##### Given material
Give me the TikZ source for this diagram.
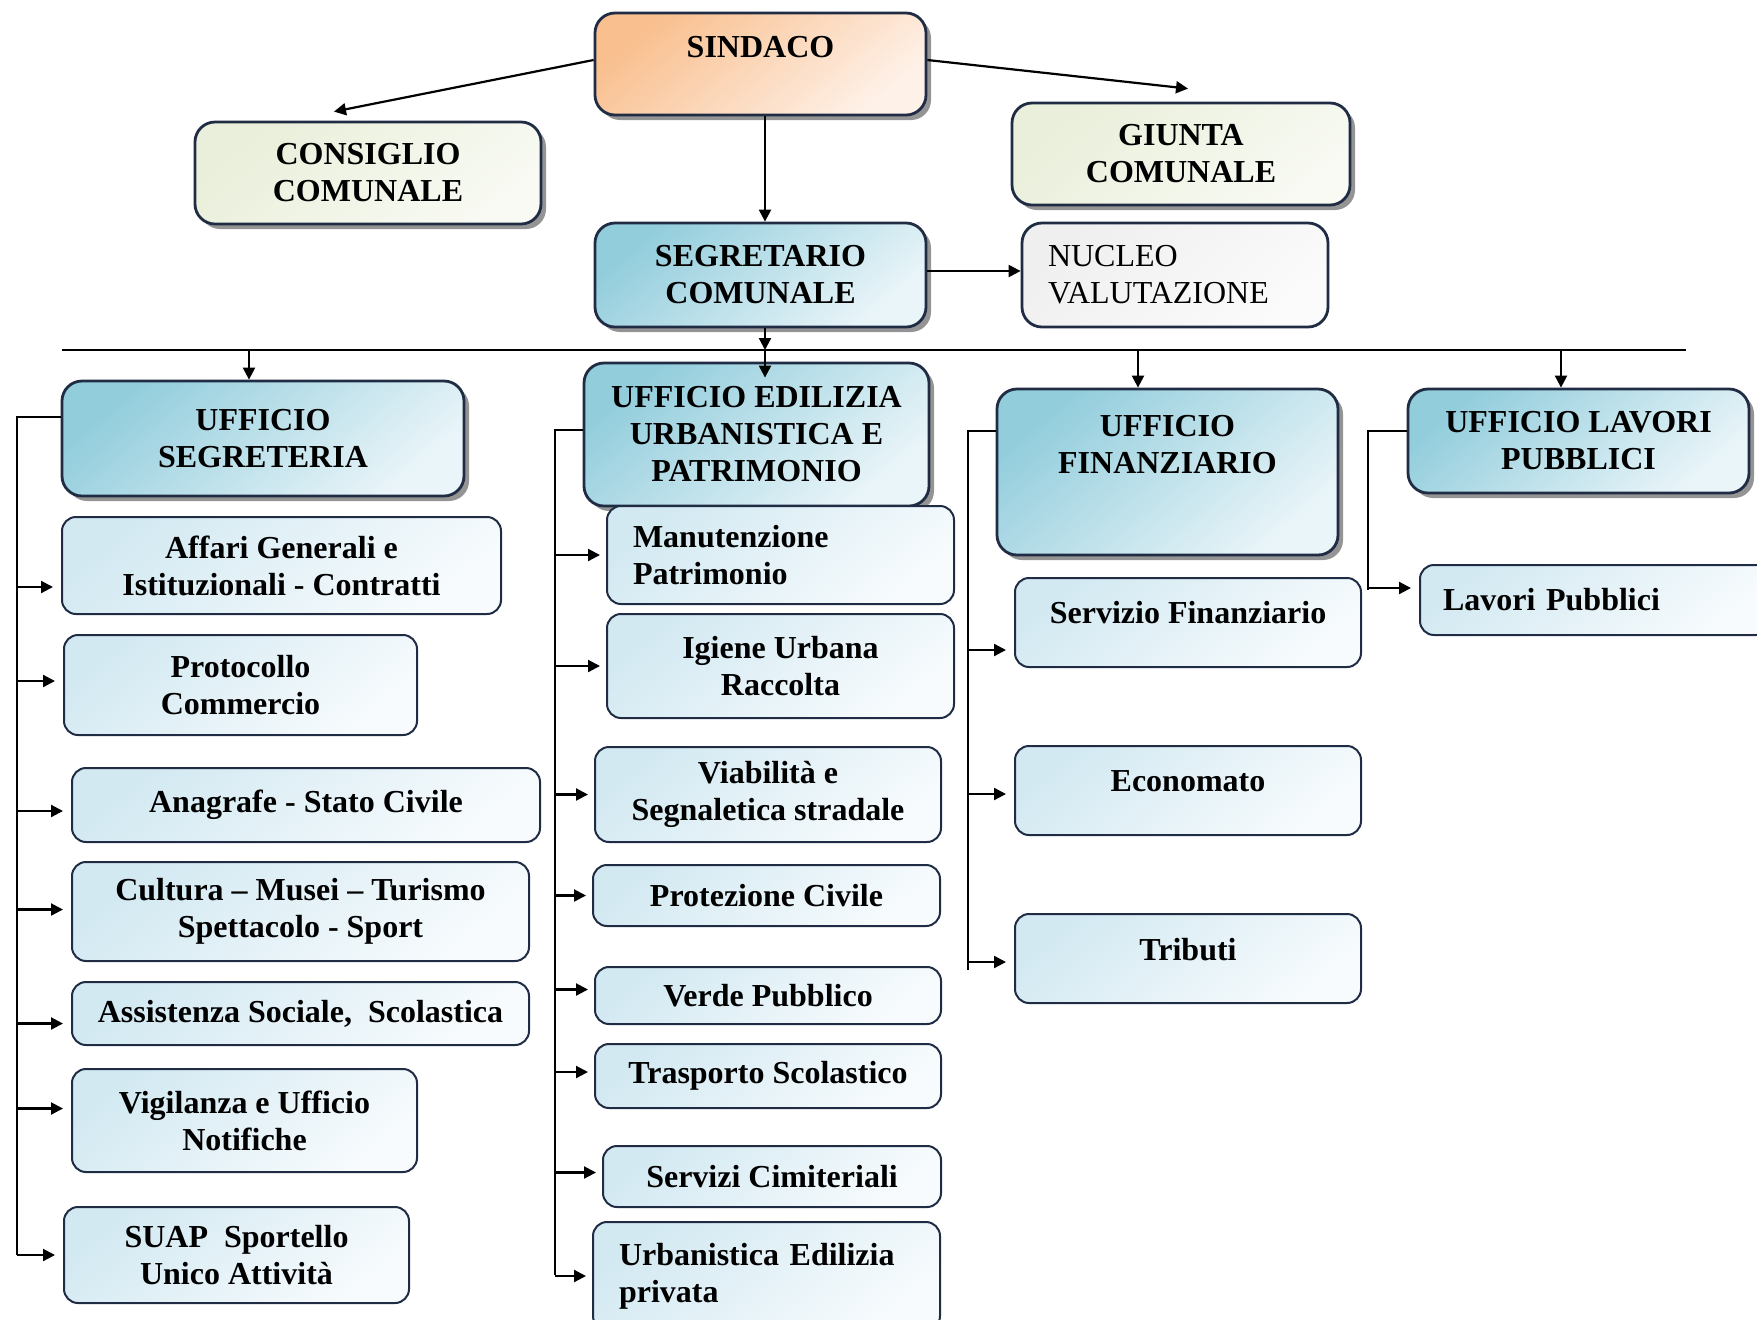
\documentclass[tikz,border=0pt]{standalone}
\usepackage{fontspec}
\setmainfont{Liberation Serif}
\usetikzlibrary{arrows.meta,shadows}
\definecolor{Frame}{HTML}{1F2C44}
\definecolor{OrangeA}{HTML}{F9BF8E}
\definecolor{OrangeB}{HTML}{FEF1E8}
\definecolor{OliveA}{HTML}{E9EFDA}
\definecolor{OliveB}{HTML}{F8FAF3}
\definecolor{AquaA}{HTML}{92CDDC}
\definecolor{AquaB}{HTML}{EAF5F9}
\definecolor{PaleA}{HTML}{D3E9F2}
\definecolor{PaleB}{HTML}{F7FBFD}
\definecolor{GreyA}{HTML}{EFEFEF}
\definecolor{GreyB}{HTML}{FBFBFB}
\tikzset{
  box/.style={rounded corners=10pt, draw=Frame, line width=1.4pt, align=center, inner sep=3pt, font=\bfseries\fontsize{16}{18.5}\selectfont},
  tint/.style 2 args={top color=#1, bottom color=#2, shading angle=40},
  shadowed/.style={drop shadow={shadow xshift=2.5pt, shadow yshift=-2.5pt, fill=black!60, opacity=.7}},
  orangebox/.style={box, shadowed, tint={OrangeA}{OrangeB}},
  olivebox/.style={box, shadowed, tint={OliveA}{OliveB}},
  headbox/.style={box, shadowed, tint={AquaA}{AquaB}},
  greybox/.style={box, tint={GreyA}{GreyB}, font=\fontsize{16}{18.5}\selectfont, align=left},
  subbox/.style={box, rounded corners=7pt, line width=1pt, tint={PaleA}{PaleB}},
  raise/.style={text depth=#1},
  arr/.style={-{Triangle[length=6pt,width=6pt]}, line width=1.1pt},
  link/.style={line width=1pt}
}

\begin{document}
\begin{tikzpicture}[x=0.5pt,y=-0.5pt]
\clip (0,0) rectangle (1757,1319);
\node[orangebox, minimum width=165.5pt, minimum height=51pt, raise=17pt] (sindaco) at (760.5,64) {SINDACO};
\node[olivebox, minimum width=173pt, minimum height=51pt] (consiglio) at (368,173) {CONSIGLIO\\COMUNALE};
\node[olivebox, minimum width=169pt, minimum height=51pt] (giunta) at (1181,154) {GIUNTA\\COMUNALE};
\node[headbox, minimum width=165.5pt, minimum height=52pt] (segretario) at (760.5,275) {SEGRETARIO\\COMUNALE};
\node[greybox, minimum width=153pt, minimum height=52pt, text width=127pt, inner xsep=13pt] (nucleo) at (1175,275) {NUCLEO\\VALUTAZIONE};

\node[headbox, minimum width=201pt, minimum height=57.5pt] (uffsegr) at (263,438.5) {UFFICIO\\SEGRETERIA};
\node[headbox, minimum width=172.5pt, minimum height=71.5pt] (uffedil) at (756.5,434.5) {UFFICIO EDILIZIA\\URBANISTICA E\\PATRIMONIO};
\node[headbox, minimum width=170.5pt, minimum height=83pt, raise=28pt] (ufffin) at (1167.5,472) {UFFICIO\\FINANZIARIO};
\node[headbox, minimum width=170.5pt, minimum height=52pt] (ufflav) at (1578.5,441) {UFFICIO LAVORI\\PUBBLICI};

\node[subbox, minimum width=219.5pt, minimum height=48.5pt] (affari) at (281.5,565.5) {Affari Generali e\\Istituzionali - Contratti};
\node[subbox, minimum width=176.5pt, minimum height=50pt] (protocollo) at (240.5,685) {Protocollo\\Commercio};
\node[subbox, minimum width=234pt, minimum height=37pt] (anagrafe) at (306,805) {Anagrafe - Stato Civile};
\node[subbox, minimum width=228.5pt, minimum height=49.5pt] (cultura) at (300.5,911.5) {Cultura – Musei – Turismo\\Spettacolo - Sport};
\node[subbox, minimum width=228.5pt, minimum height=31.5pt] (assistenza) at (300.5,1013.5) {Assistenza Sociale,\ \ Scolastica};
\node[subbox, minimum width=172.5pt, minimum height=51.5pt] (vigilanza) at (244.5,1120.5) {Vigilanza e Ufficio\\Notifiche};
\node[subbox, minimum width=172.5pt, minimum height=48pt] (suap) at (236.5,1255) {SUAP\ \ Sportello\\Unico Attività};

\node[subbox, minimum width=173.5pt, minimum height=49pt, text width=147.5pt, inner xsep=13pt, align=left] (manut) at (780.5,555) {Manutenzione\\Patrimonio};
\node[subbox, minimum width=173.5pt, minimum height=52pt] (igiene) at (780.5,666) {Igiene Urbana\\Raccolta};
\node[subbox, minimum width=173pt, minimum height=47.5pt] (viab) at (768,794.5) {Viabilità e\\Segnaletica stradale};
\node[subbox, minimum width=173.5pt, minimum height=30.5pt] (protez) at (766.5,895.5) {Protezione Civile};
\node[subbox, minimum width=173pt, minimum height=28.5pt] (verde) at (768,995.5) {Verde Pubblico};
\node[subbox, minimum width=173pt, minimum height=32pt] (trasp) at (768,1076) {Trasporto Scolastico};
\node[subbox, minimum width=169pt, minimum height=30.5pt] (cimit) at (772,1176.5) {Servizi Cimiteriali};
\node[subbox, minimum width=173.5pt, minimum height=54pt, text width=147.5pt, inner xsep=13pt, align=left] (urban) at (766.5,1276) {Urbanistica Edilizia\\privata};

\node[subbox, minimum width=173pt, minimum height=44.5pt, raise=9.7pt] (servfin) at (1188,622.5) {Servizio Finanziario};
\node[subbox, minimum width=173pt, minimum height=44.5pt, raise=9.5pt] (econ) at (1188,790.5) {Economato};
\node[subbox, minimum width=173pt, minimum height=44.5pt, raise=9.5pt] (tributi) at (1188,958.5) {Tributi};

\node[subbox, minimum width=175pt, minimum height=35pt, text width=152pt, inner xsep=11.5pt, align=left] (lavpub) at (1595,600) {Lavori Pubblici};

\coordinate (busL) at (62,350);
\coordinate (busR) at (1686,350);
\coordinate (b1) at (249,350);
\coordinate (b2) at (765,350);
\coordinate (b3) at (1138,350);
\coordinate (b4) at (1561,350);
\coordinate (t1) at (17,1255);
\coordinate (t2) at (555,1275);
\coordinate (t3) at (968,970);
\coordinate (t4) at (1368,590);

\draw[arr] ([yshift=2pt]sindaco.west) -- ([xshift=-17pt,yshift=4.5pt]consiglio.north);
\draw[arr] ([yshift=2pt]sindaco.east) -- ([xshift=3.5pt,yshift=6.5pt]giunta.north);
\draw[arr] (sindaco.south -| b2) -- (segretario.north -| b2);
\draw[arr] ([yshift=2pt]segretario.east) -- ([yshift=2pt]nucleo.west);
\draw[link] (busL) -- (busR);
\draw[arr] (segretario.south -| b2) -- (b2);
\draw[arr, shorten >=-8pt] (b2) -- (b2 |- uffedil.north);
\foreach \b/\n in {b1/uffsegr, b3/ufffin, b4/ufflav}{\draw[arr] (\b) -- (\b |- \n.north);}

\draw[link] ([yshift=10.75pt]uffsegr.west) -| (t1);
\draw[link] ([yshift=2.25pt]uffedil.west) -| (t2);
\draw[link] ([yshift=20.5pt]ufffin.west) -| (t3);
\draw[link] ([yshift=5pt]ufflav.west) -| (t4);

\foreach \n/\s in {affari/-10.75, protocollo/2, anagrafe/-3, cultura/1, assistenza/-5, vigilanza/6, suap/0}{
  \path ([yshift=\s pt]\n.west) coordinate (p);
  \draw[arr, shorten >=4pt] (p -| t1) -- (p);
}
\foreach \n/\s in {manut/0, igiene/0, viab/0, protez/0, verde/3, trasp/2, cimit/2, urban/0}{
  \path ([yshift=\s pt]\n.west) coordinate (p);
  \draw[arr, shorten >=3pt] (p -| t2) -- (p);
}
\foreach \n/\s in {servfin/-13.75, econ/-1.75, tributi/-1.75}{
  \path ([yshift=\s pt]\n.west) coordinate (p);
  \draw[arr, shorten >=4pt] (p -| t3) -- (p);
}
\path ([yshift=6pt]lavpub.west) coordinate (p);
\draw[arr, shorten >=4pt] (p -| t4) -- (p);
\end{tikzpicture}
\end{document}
##########
### Problem to solve:
Pictures stay out. Repeat only the lines from the beginning of the data through the line that has "minimum width=153pt, minimum".

### Written response:
Give me the TikZ source for this diagram.
\documentclass[tikz,border=0pt]{standalone}
\usepackage{fontspec}
\setmainfont{Liberation Serif}
\usetikzlibrary{arrows.meta,shadows}
\definecolor{Frame}{HTML}{1F2C44}
\definecolor{OrangeA}{HTML}{F9BF8E}
\definecolor{OrangeB}{HTML}{FEF1E8}
\definecolor{OliveA}{HTML}{E9EFDA}
\definecolor{OliveB}{HTML}{F8FAF3}
\definecolor{AquaA}{HTML}{92CDDC}
\definecolor{AquaB}{HTML}{EAF5F9}
\definecolor{PaleA}{HTML}{D3E9F2}
\definecolor{PaleB}{HTML}{F7FBFD}
\definecolor{GreyA}{HTML}{EFEFEF}
\definecolor{GreyB}{HTML}{FBFBFB}
\tikzset{
  box/.style={rounded corners=10pt, draw=Frame, line width=1.4pt, align=center, inner sep=3pt, font=\bfseries\fontsize{16}{18.5}\selectfont},
  tint/.style 2 args={top color=#1, bottom color=#2, shading angle=40},
  shadowed/.style={drop shadow={shadow xshift=2.5pt, shadow yshift=-2.5pt, fill=black!60, opacity=.7}},
  orangebox/.style={box, shadowed, tint={OrangeA}{OrangeB}},
  olivebox/.style={box, shadowed, tint={OliveA}{OliveB}},
  headbox/.style={box, shadowed, tint={AquaA}{AquaB}},
  greybox/.style={box, tint={GreyA}{GreyB}, font=\fontsize{16}{18.5}\selectfont, align=left},
  subbox/.style={box, rounded corners=7pt, line width=1pt, tint={PaleA}{PaleB}},
  raise/.style={text depth=#1},
  arr/.style={-{Triangle[length=6pt,width=6pt]}, line width=1.1pt},
  link/.style={line width=1pt}
}

\begin{document}
\begin{tikzpicture}[x=0.5pt,y=-0.5pt]
\clip (0,0) rectangle (1757,1319);
\node[orangebox, minimum width=165.5pt, minimum height=51pt, raise=17pt] (sindaco) at (760.5,64) {SINDACO};
\node[olivebox, minimum width=173pt, minimum height=51pt] (consiglio) at (368,173) {CONSIGLIO\\COMUNALE};
\node[olivebox, minimum width=169pt, minimum height=51pt] (giunta) at (1181,154) {GIUNTA\\COMUNALE};
\node[headbox, minimum width=165.5pt, minimum height=52pt] (segretario) at (760.5,275) {SEGRETARIO\\COMUNALE};
\node[greybox, minimum width=153pt, minimum height=52pt, text width=127pt, inner xsep=13pt] (nucleo) at (1175,275) {NUCLEO\\VALUTAZIONE};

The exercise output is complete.